En quoi consisterait l’obligation de mise en place de cette prime de partage de la valeur ajoutée ? 
Pour les sociétés soumises à cette obligation, il s’agirait non seulement d’une obligation de négocier au sujet de cette prime, mais également d’une obligation de versement de cette prime à tous les salariés de l’entreprise.

Le projet de loi fixe les modalités possibles de mise en place de la prime qui seraient identiques à celles prévues pour l’intéressement ou la participation, à savoir :  
- convention ou accord collectif de travail, ou
- accord entre l’employeur et les représentants des organisations syndicales, ou
- accord conclu au sein du comité d’entreprise, ou
- ratification d’un projet de contrat par référendum à la majorité des deux tiers du personnel.
Cette négociation serait ainsi obligatoire ; le non-respect de cette obligation serait passible de sanctions (emprisonnement d’un an et amende de 3.750 €).

La prime devrait être mise en place dans les trois mois suivant l’assemblée générale qui a décidé d’attribuer des dividendes.

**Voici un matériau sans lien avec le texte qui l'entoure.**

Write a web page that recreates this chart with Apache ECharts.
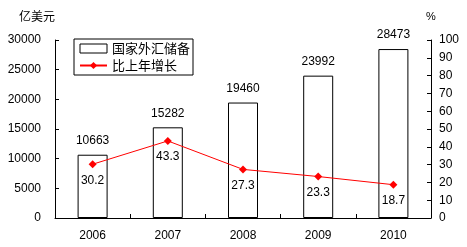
<!DOCTYPE html>
<html><head><meta charset="utf-8">
<script src="https://cdn.jsdelivr.net/npm/echarts@6/dist/echarts.min.js"></script>
<style>html,body{margin:0;padding:0;background:#fff}#c{width:467px;height:247px}</style>
</head><body><div id="c"></div>
<script>
const categories = ['2006','2007','2008','2009','2010'];
const reserves = [10663, 15282, 19460, 23992, 28473];
const growth = [30.2, 43.3, 27.3, 23.3, 18.7];
const leftTicks = [0, 5000, 10000, 15000, 20000, 25000, 30000];
const rightTicks = [0,10,20,30,40,50,60,70,80,90,100];

const font = 'Arial, "Liberation Sans", "Noto Sans CJK SC", sans-serif';
const txt = '#000';
const chart = echarts.init(document.getElementById('c'));
chart.setOption({
  animation: false,
  textStyle: {fontFamily: font, color: txt},
  grid: {left: 55, right: 36, top: 40, bottom: 29},
  legend: {
    left: 74, top: 39, orient: 'vertical', itemGap: 4,
    padding: [3, 3, 3, 5],
    borderColor: '#000', borderWidth: 1, borderRadius: 0,
    itemWidth: 27, itemHeight: 9,
    textStyle: {fontSize: 13, color: txt, fontFamily: '"Noto Sans CJK SC", sans-serif'},
    data: [
      {name: '国家外汇储备', icon: 'rect', itemStyle: {color: '#fff', borderColor: '#000', borderWidth: 1}},
      {name: '比上年增长'}
    ]
  },
  xAxis: {
    type: 'category', data: categories,
    axisLine: {lineStyle: {color: '#000', width: 1}},
    axisTick: {show: true, inside: true, length: 4, lineStyle: {color: '#000'}},
    axisLabel: {fontSize: 12, color: txt, margin: 12, fontFamily: font}
  },
  yAxis: [
    {
      type: 'value', min: leftTicks[0], max: leftTicks[leftTicks.length-1], interval: 5000,
      name: '亿美元', nameLocation: 'end', nameGap: 18,
      nameTextStyle: {fontSize: 12, color: txt, align: 'right', fontFamily: '"Noto Sans CJK SC", sans-serif'},
      axisLine: {show: true, lineStyle: {color: '#000'}},
      axisTick: {show: true, inside: true, length: 4, lineStyle: {color: '#000'}},
      axisLabel: {fontSize: 12, color: txt, margin: 14, fontFamily: font, formatter: v => String(v)},
      splitLine: {show: false}
    },
    {
      type: 'value', min: rightTicks[0], max: rightTicks[rightTicks.length-1], interval: 10,
      name: '%', nameLocation: 'end', nameGap: 18,
      nameTextStyle: {fontSize: 11, color: txt, align: 'center', fontFamily: font},
      axisLine: {show: true, lineStyle: {color: '#000'}},
      axisTick: {show: true, inside: true, length: 4, lineStyle: {color: '#000'}},
      axisLabel: {fontSize: 12, color: txt, margin: 8, fontFamily: font, formatter: v => String(v)},
      splitLine: {show: false}
    }
  ],
  series: [
    {
      name: '国家外汇储备', type: 'bar', data: reserves, barWidth: 30,
      itemStyle: {color: '#fff', borderColor: '#000', borderWidth: 1},
      label: {show: true, position: 'top', distance: 8, fontSize: 12, color: txt, fontFamily: font, formatter: p => String(p.value)}
    },
    {
      name: '比上年增长', type: 'line', yAxisIndex: 1, data: growth,
      symbol: 'diamond', symbolSize: 8,
      lineStyle: {color: '#ff0000', width: 1},
      itemStyle: {color: '#ff0000'},
      label: {show: true, position: 'bottom', distance: 6, fontSize: 12, color: txt, fontFamily: font}
    }
  ]
});
</script></body></html>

En cas d’échec des négociations, la prime serait mise en place unilatéralement par la société qui en fixerait le montant après avis du comité d’entreprise ou, à défaut, des délégués du personnel (un procès-verbal de désaccord serait établi dans lequel seraient consignées en leur dernier état les propositions respectives des parties et la prime que l'employeur s’engage à appliquer unilatéralement).

Comment déterminer le montant de cette prime ?

La répartition de la prime pourrait, selon le projet de loi, être modulée entre les salariés en fonction de leur salaire et de leur ancienneté dans l’entreprise.

Cette prime ne pourrait en revanche se substituer à des augmentations de rémunération prévues par une convention ou un accord de branche, un accord salarial antérieur ou le contrat de travail. Elle ne pourrait non plus se substituer à aucun des éléments de rémunération versés par l’employeur ou qui deviendraient obligatoires en vertu de règles légales, ou de clauses conventionnelles ou contractuelles.

En pratique, le montant de la prime devrait sans doute dépendre du régime social de faveur décrit ci-dessous.

Quel régime social pour cette prime ?

Cette prime serait soumise au forfait social de 6 % à la charge de l'entreprise et à la CSG- CRDS pour le salarié (au taux de 8% sur 97% de son montant), mais serait exonérée de cotisations sociales.

Ce régime social de faveur serait toutefois limité à un plafond fixé à 1 200 € par salarié et par an. La fraction de la prime excédant ce montant serait en revanche soumise aux cotisations sociales habituelles.

Quel calendrier pour l’entrée en vigueur de cette prime ?

Pour mémoire, ce projet de loi a été adopté en Conseil des ministres le 25 mai dernier et devrait être soumis à l’Assemblée Nationale à partir du 14 juin, puis au Sénat à compter du 28 juin pour une adoption définitive prévue au mois de juillet.

Contrairement à d’autres dispositifs mis en place par le passé, cette prime serait d'application pérenne.

Cette prime serait par ailleurs applicable aux attributions de dividendes autorisées à compter du 1er janvier 2011 au titre du dernier exercice clos.

Si en principe la prime devrait être mise en place dans les trois mois suivant l’assemblée générale qui a décidé d’attribuer des dividendes, ce délai de trois mois commencerait à courir à compter de la date de publication de la loi au cas où les attributions de dividendes seraient déjà intervenues à cette date.